【特集2】万博で海水と帯水層を熱利用 地の利生かした冷房システム
大阪・関西万博は4月の開幕から日を追うごとに盛り上がりを増している。今後ますます重要になる酷暑対策に、地域熱供給を使った空調システムが活躍しそうだ。
大阪・関西万博の開幕から、早くも2カ月が経過した。夏の訪れとともに来場者数のさらなる増加が見込まれる中、重要となるのが酷暑対策だ。この課題に、会場では地域熱供給方式を活用した「集中冷房システム」が大きな役割を果たしている。
73のパビリオンに供給 建築美と高い親和性
日本熱供給事業協会は6月5日、万博会場内の熱供給施設を報道陣に公開した。会場内では、4カ所に設置された熱源設備で製造した冷水を全長約9kmの配管を通じて73のパビリオンに供給。各パビリオンでは、冷水を利用して冷風を作り館内を冷却している。
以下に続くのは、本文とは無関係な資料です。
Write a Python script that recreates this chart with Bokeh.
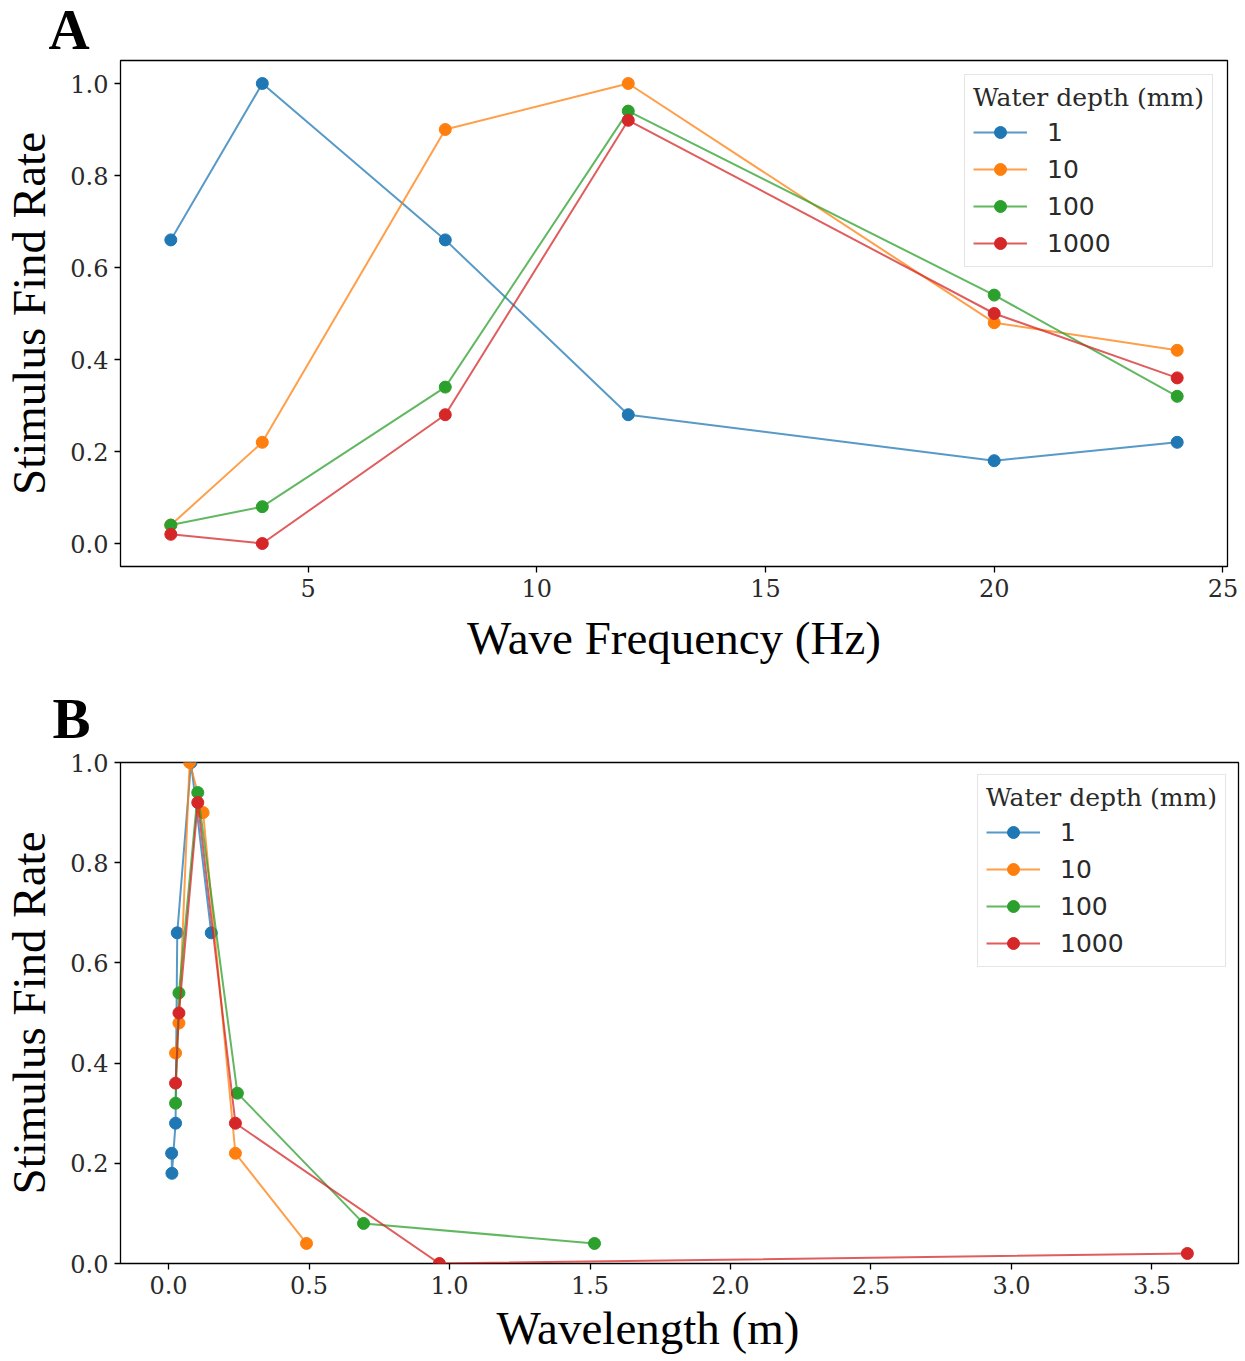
from bokeh.plotting import figure
from bokeh.layouts import column
from bokeh.models import FixedTicker, PrintfTickFormatter, Range1d, Legend, LegendItem, Title
from bokeh.embed import file_html
from bokeh.resources import INLINE

# ---------------- data ----------------
depths = ["1", "10", "100", "1000"]
colors = ["#1f77b4", "#ff7f0e", "#2ca02c", "#d62728"]

freq_hz = [2, 4, 8, 12, 20, 24]
rate_d1 = [0.66, 1.00, 0.66, 0.28, 0.18, 0.22]
rate_d10 = [0.04, 0.22, 0.90, 1.00, 0.48, 0.42]
rate_d100 = [0.04, 0.08, 0.34, 0.94, 0.54, 0.32]
rate_d1000 = [0.02, 0.00, 0.28, 0.92, 0.50, 0.36]

wavelength_d1 = [0.152, 0.080, 0.031, 0.025, 0.012, 0.011]
wavelength_d10 = [0.491, 0.238, 0.123, 0.075, 0.037, 0.025]
wavelength_d100 = [1.516, 0.694, 0.245, 0.104, 0.037, 0.025]
wavelength_d1000 = [3.626, 0.964, 0.238, 0.104, 0.037, 0.025]

rates = [rate_d1, rate_d10, rate_d100, rate_d1000]
wavelengths = [wavelength_d1, wavelength_d10, wavelength_d100, wavelength_d1000]

y_ticks = [0.0, 0.2, 0.4, 0.6, 0.8, 1.0]
xa_ticks = [5, 10, 15, 20, 25]
xb_ticks = [0.0, 0.5, 1.0, 1.5, 2.0, 2.5, 3.0, 3.5]

TICK_FONT = "DejaVu Serif"
LABEL_FONT = "Liberation Serif"


def style(p, xticks, xfmt):
    p.outline_line_color = "black"
    p.outline_line_width = 1.3
    p.xgrid.visible = False
    p.ygrid.visible = False
    for ax in (p.xaxis[0], p.yaxis[0]):
        ax.axis_line_color = None
        ax.major_tick_line_color = "black"
        ax.major_tick_line_width = 1.3
        ax.major_tick_out = 6
        ax.major_tick_in = 0
        ax.minor_tick_line_color = None
        ax.major_label_text_font = TICK_FONT
        ax.major_label_text_font_size = "24px"
        ax.major_label_text_color = "#2a2a2a"
        ax.major_label_standoff = 6
        ax.axis_label_text_font = LABEL_FONT
        ax.axis_label_text_font_size = "47px"
        ax.axis_label_text_font_style = "normal"
        ax.axis_label_text_color = "black"
    p.yaxis[0].ticker = FixedTicker(ticks=y_ticks)
    p.yaxis[0].formatter = PrintfTickFormatter(format="%.1f")
    p.xaxis[0].ticker = FixedTicker(ticks=xticks)
    p.xaxis[0].formatter = PrintfTickFormatter(format=xfmt)
    p.yaxis[0].axis_label = "Stimulus Find Rate"
    p.yaxis[0].axis_label_standoff = 12
    p.xaxis[0].axis_label_standoff = 12


def add_series(p, xs_list, ys_list):
    items = []
    for name, col, xs, ys in zip(depths, colors, xs_list, ys_list):
        l = p.line(xs, ys, line_color=col, line_width=2, line_alpha=0.75)
        s = p.scatter(xs, ys, size=12, fill_color=col, line_color=col)
        items.append(LegendItem(label=name, renderers=[l, s]))
    return items


def add_legend(p, items, margin):
    leg = Legend(items=items, location="top_right")
    leg.title = "Water depth (mm)"
    leg.title_text_font = TICK_FONT
    leg.title_text_font_size = "25px"
    leg.title_text_font_style = "normal"
    leg.title_text_color = "#2a2a2a"
    leg.title_standoff = 5
    leg.label_text_font = "DejaVu Sans"
    leg.label_text_font_size = "25px"
    leg.label_text_color = "#2a2a2a"
    leg.label_height = 30
    leg.glyph_height = 30
    leg.glyph_width = 54
    leg.label_standoff = 20
    leg.spacing = 7
    leg.padding = 8
    leg.margin = margin
    leg.border_line_color = "#cccccc"
    leg.border_line_width = 1.3
    leg.background_fill_alpha = 0.8
    p.add_layout(leg, "center")


def panel_letter(p, text, offset, standoff):
    p.add_layout(Title(text=text, align="left", offset=offset, standoff=standoff,
                       text_font=LABEL_FONT, text_font_size="57px", text_font_style="bold",
                       text_color="black"), "above")


# ---------------- panel A ----------------
pA = figure(frame_width=1107, frame_height=506, height=688, output_backend="svg", toolbar_location=None,
            x_range=Range1d(0.9, 25.1), y_range=Range1d(-0.05, 1.05), title=None,
            min_border_left=120, min_border_right=18, min_border_top=60, min_border_bottom=117)
pA.margin = (-5, 0, 0, 0)
style(pA, xa_ticks, "%d")
pA.xaxis[0].axis_label = "Wave Frequency (Hz)"
itemsA = add_series(pA, [freq_hz] * 4, rates)
add_legend(pA, itemsA, 14)
panel_letter(pA, "A", -72, 0)

# ---------------- panel B ----------------
pB = figure(frame_width=1118, frame_height=501, height=690, output_backend="svg", toolbar_location=None,
            x_range=Range1d(-0.171, 3.808), y_range=Range1d(0.0, 1.0), title=None,
            min_border_left=120, min_border_right=7, min_border_top=72, min_border_bottom=98)
pB.margin = (-12, 0, 0, 0)
style(pB, xb_ticks, "%.1f")
pB.add_layout(Title(text="Wavelength (m)", align="left", offset=376,
                    text_font=LABEL_FONT, text_font_size="47px", text_font_style="normal",
                    text_color="black", standoff=6), "below")
itemsB = add_series(pB, wavelengths, rates)
add_legend(pB, itemsB, 12)
panel_letter(pB, "B", -68, 26)

layout = column(pA, pB, spacing=0)
open("out.html", "w").write(file_html(layout, INLINE))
一般的な商業ビルやホテルでは建物ごとに室外機や熱源設備を設置するケースが多く、それに伴うスペースの確保が必要となる。同協会技術部長の鶴崎将弘氏は、「建築美を追求した多様なパビリオンが立ち並ぶ会場では、空調設備が空間設計の妨げになる可能性がある。省エネ性やレジリエンス性が高く評価されている地域熱供給方式は、この点においても非常に親和性が高い」と説明する。実際、1970年の大阪万博や2005年の愛知万博でも同様の方式が採用されてきた。

今回の熱供給施設では、冷水をより効率的に製造するため、外気を使用しない二つの冷却方式を採用している。その一つは「海水熱利用方式」だ。冷水を製造する際には、吸収した熱を外部に放出するための冷却水が必要となる。通常は冷却塔で外気と熱交換して冷却を行うが、今回はその一部に温度の低い海水を使用して冷却する仕組みを取り入れた。鶴崎氏は「海水を活用することで冷却塔の電力消費量を抑えられる。また、海水熱は再生可能エネルギー熱の一つでもある」と強調する。
もう一つは、地下の「帯水層」を活用する手法だ。大阪市の地下約60mには、年間を通じて20℃弱の地下水が溜まる帯水層がある。この層に通した2本の井戸を使い、冬季にくみ上げた水を一方の井戸に蓄え、夏季の冷却に利用することで、さらなる省エネを実現している。
熱供給施設の運用管理を行うDaigasエナジーの担当者は、「海水と帯水層の利用は、海に囲まれ、地下に帯水層がある夢洲の好条件があってこそ実現できた」と説明。地の利を生かした冷房システムが、万博の運営を支えている。